> **Problem to work on**
Your task is to quote the listing below exactly, beginning with its first line and ending on the line bearing "from matplotlib.ticker import".

> **Data extract**
◇ ◇ ◇

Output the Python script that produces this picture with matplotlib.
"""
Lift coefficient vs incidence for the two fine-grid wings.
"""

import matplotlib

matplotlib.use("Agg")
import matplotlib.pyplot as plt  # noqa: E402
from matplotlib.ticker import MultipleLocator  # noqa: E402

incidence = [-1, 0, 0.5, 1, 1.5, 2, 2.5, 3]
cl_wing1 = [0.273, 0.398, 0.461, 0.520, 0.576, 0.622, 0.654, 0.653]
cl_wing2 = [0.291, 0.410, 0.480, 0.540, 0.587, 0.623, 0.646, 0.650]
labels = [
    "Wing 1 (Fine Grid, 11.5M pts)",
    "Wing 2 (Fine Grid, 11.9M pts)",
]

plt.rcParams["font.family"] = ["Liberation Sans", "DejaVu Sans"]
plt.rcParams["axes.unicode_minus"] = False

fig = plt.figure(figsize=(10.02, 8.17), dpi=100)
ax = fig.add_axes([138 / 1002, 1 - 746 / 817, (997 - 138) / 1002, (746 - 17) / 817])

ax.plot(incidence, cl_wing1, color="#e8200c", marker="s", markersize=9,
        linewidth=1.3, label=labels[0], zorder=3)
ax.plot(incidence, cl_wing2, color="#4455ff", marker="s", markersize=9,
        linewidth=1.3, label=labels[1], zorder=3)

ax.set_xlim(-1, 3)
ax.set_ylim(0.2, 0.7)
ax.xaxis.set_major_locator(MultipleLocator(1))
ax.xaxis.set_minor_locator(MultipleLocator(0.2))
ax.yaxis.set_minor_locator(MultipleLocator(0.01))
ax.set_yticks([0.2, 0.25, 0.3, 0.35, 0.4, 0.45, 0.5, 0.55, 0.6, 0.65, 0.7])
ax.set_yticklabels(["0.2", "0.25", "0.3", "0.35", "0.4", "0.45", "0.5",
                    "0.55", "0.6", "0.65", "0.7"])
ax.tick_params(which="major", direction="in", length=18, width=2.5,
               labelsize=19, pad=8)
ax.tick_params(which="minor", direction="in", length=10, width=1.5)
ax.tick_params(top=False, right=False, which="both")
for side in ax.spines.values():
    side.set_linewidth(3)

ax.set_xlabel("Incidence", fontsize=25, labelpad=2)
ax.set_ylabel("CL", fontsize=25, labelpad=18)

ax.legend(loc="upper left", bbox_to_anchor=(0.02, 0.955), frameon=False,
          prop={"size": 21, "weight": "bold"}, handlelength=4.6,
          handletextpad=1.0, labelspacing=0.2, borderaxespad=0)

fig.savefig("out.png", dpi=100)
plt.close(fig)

◇ ◇ ◇

> **Answer in full**
Output the Python script that produces this picture with matplotlib.
"""
Lift coefficient vs incidence for the two fine-grid wings.
"""

import matplotlib

matplotlib.use("Agg")
import matplotlib.pyplot as plt  # noqa: E402
from matplotlib.ticker import MultipleLocator  # noqa: E402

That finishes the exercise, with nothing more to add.